GOAL
Look at the data below and print exactly the lines from its first line through the line with "t_main = list(range(0, 261, 5)) + [264]"; the pictures stay out of the copy.

===== SUPPLIED INFORMATION

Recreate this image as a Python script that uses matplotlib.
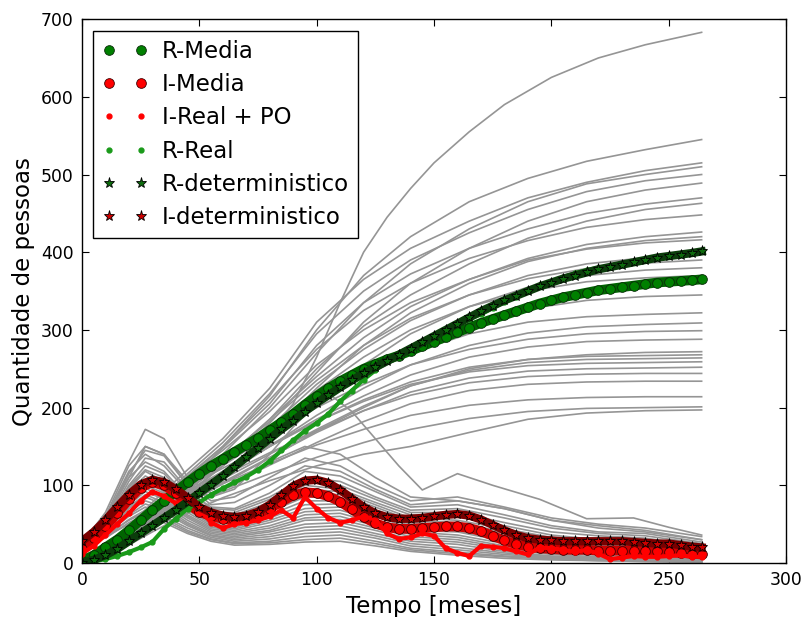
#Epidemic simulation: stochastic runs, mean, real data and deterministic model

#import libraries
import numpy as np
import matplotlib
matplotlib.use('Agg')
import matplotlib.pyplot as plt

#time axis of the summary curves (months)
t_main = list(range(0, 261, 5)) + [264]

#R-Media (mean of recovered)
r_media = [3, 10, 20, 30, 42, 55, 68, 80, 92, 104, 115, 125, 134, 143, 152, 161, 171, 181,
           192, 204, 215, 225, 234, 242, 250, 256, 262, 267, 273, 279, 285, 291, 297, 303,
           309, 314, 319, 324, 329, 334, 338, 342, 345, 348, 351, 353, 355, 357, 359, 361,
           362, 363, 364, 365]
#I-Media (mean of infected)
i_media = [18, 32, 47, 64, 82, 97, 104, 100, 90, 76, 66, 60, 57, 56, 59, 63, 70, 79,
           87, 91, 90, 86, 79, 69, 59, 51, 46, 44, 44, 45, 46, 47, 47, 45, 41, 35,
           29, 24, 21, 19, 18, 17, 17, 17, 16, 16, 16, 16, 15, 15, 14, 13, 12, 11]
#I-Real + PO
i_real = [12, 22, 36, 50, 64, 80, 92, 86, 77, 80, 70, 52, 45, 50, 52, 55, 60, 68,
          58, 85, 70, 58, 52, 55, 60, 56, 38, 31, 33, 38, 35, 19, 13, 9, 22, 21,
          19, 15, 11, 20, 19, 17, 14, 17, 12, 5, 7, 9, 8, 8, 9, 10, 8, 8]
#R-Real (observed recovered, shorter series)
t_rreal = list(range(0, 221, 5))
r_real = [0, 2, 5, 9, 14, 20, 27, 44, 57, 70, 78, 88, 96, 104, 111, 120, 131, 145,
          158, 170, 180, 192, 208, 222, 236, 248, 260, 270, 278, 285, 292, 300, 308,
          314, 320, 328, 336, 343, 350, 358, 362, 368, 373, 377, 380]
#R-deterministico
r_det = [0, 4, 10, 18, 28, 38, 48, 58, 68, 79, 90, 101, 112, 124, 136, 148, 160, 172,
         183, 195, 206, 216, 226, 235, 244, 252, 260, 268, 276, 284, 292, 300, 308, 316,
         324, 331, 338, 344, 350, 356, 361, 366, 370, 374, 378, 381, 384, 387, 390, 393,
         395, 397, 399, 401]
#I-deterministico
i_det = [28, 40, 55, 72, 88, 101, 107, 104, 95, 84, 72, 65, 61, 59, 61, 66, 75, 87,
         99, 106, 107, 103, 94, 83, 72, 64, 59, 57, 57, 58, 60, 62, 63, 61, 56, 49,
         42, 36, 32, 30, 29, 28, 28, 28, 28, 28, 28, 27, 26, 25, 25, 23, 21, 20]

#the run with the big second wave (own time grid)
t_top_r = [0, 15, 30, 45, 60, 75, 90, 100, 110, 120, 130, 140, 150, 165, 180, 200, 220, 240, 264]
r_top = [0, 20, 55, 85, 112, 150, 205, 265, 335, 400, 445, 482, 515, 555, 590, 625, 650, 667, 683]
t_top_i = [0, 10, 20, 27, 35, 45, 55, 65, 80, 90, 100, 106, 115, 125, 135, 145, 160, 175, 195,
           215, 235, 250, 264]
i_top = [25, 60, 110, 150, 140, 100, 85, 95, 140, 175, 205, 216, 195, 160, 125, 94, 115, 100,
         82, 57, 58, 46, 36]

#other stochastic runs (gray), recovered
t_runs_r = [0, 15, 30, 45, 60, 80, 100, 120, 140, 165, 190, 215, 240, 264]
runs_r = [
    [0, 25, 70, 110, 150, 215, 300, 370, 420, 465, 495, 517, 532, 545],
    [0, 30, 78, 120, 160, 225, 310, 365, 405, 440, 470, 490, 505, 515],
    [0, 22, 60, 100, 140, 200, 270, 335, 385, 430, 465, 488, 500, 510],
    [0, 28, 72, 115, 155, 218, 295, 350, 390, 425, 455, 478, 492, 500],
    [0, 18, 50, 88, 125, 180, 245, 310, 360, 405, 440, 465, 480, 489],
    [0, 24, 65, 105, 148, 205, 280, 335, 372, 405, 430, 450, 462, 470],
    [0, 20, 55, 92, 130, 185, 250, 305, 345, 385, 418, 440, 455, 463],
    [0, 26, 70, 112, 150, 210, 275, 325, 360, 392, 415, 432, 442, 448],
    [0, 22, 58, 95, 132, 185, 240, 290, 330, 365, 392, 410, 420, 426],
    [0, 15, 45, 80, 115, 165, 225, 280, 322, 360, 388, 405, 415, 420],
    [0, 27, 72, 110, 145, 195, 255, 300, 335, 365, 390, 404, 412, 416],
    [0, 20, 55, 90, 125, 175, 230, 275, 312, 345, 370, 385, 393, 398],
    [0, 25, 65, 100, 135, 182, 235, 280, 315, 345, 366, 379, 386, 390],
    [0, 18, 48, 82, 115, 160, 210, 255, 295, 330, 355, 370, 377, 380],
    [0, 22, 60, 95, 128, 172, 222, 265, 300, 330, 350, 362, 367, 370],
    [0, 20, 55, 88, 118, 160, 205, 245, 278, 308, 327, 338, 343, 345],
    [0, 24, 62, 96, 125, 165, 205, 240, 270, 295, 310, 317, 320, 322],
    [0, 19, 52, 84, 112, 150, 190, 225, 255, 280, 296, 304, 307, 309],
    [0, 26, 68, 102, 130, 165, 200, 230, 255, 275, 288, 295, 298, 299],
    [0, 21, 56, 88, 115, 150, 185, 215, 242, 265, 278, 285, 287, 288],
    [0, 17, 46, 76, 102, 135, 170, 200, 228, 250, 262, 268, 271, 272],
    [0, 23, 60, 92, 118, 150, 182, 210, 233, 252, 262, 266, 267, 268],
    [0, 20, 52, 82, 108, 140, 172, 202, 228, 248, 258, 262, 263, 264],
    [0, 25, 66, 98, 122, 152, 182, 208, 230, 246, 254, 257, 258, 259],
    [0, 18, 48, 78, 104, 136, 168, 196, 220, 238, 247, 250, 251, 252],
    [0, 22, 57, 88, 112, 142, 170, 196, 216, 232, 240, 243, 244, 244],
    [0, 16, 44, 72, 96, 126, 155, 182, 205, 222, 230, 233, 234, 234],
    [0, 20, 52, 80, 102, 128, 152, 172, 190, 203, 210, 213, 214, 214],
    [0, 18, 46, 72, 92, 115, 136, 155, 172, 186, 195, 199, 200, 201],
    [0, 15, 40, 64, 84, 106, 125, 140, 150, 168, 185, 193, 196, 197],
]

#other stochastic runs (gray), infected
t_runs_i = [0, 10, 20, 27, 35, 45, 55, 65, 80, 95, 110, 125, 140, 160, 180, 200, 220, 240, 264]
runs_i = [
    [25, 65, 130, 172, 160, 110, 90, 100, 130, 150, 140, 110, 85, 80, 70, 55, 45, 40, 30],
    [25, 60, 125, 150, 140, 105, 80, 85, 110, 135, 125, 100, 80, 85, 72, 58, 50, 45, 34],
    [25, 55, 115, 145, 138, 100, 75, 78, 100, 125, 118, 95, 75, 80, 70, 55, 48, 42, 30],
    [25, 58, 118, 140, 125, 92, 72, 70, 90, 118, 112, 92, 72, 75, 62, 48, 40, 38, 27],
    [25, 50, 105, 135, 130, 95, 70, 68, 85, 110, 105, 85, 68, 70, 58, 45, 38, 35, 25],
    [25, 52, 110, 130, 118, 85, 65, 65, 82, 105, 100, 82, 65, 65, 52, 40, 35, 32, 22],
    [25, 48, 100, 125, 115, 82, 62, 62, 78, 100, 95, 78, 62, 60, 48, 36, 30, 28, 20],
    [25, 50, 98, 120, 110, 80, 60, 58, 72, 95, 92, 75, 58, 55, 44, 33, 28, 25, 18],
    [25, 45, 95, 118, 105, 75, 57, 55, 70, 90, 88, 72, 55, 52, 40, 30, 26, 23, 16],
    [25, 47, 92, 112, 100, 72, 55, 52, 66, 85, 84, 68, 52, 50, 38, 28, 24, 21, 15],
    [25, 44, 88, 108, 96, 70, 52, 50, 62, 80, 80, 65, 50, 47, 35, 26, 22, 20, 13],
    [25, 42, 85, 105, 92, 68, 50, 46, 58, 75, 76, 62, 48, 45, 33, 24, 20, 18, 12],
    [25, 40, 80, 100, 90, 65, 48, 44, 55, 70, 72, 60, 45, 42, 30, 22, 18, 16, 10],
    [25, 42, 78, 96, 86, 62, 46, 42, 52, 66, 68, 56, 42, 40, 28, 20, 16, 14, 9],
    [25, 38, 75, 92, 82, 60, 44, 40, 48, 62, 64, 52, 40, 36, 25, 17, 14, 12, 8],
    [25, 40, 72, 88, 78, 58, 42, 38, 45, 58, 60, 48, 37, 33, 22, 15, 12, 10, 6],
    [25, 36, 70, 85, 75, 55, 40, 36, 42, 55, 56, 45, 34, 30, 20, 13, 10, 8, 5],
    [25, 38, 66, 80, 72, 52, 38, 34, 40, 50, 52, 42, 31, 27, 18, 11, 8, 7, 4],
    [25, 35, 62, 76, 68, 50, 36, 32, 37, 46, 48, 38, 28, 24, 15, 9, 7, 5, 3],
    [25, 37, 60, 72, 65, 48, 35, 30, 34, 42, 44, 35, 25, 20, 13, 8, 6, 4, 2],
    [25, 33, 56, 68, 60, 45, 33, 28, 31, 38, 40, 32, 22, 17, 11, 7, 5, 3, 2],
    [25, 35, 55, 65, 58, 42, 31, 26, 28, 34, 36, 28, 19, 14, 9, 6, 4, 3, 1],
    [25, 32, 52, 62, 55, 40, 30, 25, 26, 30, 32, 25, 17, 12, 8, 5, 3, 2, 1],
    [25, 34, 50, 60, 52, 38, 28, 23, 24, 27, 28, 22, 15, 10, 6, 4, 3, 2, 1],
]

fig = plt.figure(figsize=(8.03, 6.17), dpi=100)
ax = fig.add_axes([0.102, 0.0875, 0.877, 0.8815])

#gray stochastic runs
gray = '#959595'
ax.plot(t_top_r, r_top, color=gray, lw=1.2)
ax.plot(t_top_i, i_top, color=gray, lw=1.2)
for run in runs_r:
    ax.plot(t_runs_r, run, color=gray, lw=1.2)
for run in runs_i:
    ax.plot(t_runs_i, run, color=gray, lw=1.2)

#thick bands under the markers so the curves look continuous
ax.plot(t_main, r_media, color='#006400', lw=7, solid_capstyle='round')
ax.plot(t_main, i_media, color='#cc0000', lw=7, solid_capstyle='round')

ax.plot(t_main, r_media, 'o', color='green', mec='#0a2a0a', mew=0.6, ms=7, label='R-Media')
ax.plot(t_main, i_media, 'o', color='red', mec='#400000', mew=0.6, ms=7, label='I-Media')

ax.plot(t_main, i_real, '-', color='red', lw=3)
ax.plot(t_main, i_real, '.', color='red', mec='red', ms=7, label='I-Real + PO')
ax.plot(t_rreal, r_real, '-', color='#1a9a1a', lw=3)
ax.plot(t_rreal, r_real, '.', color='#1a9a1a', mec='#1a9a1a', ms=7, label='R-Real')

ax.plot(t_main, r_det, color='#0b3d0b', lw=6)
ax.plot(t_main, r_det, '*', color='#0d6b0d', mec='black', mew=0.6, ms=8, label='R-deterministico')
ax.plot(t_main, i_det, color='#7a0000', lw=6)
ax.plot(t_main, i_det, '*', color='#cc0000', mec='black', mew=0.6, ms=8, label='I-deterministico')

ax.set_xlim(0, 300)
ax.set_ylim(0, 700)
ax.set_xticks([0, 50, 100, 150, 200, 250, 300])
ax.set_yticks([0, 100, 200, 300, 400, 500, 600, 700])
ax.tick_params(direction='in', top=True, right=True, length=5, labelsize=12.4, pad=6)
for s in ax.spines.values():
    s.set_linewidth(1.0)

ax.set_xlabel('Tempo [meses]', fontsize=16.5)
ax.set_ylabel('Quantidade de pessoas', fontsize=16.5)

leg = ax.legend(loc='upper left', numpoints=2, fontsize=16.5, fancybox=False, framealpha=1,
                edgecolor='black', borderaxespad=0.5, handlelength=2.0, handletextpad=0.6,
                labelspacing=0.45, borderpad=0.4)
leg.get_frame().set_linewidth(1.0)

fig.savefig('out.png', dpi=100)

==========

FULL SOLUTION
Recreate this image as a Python script that uses matplotlib.
#Epidemic simulation: stochastic runs, mean, real data and deterministic model

#import libraries
import numpy as np
import matplotlib
matplotlib.use('Agg')
import matplotlib.pyplot as plt

#time axis of the summary curves (months)
t_main = list(range(0, 261, 5)) + [264]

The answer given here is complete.